#### [Your instructions]
Locate every line below that contains the word "this" and copy it.

───── Material shown

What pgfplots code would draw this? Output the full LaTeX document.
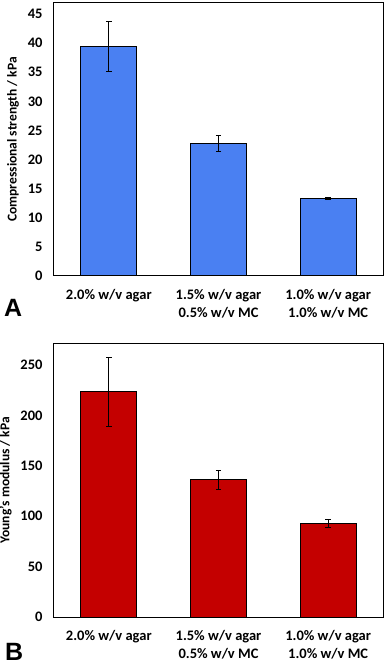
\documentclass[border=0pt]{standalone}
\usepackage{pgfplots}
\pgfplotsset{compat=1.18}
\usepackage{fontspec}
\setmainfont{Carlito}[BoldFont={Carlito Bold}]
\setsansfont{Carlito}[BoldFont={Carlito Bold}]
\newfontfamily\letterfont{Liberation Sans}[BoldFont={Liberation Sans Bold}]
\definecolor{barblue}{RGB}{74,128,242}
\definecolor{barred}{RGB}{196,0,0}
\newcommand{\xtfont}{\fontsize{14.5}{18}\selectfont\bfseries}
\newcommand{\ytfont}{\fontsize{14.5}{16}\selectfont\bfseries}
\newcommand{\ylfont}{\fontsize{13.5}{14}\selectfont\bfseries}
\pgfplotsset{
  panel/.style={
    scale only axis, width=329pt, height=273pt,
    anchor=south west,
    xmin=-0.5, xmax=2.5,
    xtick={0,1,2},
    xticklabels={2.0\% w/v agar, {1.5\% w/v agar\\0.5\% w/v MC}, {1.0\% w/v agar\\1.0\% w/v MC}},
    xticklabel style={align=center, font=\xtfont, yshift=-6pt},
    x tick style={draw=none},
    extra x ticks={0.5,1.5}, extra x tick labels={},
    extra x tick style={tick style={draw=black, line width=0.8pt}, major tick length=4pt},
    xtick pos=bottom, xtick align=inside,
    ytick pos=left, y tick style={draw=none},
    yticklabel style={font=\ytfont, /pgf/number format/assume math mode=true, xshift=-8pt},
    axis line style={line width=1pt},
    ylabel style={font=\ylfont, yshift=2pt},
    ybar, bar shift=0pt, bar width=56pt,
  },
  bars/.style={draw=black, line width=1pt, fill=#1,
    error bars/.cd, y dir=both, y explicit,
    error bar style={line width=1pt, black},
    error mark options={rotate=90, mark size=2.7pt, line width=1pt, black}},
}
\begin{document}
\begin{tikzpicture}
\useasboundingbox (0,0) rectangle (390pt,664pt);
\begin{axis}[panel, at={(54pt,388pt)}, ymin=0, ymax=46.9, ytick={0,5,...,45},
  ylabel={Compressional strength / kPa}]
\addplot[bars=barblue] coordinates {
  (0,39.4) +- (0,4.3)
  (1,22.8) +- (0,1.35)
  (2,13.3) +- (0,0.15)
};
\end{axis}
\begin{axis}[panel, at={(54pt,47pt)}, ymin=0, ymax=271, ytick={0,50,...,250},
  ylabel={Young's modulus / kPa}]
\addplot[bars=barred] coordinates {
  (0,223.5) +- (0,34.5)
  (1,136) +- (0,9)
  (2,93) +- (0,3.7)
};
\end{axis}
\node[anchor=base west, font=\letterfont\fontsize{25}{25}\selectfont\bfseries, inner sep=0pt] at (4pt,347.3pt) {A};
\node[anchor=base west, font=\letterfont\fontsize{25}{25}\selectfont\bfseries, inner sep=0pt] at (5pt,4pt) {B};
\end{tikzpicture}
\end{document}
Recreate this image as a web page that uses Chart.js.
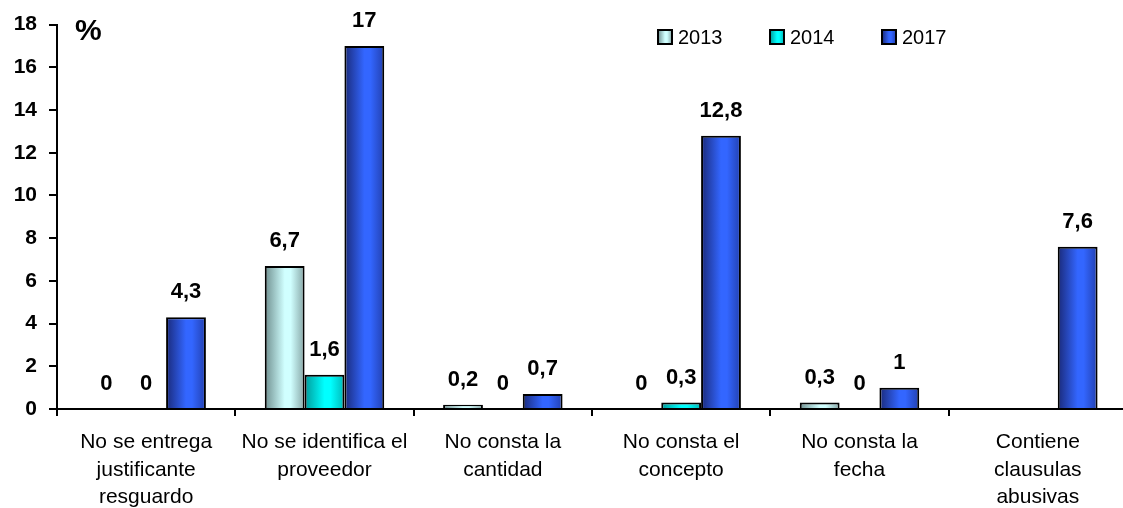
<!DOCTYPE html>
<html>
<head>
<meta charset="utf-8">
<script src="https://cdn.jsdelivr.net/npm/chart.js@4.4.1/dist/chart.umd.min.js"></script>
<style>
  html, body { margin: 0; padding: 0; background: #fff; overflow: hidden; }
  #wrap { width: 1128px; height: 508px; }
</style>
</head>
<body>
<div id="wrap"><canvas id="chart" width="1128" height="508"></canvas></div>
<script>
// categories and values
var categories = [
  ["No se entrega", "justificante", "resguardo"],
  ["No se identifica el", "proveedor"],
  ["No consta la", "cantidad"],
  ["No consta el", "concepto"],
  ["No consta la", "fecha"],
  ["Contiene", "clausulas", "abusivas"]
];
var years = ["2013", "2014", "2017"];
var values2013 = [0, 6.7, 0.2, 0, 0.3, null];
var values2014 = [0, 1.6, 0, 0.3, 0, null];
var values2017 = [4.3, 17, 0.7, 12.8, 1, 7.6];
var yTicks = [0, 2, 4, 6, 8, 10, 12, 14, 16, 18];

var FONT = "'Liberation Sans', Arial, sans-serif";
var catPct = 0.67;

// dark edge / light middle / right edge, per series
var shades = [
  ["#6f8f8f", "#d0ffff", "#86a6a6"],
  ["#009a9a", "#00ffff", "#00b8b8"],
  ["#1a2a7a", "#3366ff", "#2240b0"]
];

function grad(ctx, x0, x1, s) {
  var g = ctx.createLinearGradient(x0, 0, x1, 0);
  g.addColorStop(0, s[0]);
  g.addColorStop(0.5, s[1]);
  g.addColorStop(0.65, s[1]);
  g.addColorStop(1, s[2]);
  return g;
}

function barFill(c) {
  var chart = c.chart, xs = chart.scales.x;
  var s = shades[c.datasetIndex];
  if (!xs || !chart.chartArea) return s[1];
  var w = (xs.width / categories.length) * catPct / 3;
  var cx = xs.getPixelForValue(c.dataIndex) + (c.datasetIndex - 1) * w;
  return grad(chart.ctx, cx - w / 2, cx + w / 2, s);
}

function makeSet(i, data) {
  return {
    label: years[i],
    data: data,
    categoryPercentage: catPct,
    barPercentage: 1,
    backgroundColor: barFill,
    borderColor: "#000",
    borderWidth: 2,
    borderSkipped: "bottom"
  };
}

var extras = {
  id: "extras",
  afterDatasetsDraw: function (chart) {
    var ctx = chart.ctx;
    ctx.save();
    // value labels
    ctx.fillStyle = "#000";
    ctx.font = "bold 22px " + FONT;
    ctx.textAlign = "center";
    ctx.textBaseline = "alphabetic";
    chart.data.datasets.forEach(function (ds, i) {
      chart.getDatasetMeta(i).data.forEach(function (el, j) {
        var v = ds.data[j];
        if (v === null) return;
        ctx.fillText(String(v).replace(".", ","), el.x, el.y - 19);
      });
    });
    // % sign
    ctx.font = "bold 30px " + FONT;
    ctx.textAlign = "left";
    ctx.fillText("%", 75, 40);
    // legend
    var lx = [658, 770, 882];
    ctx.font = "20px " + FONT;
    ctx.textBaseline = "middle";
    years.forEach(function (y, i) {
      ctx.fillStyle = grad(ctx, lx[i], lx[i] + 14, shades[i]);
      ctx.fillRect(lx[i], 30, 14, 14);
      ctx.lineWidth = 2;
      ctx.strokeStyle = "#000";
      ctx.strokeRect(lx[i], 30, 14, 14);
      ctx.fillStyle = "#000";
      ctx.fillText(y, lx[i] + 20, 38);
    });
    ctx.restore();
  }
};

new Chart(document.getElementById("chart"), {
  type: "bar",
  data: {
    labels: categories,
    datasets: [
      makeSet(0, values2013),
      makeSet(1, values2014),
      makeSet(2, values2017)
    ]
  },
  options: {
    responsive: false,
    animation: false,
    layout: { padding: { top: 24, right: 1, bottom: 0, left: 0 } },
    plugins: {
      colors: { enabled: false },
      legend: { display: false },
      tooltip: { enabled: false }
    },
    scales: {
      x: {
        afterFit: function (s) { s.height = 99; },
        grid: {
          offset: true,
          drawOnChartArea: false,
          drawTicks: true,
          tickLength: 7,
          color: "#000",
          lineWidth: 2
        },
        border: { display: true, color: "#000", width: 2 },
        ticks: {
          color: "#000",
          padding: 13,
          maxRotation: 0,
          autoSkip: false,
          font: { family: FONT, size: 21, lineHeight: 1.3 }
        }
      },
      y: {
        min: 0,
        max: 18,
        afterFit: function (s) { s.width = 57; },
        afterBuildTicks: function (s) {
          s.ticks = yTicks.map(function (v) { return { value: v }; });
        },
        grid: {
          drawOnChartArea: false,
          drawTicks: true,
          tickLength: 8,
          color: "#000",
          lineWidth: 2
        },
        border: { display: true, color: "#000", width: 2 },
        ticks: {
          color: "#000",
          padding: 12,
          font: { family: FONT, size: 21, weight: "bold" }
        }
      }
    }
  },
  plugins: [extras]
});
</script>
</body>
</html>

──────────

#### [Solution to the problem]
What pgfplots code would draw this? Output the full LaTeX document.
Recreate this image as a web page that uses Chart.js.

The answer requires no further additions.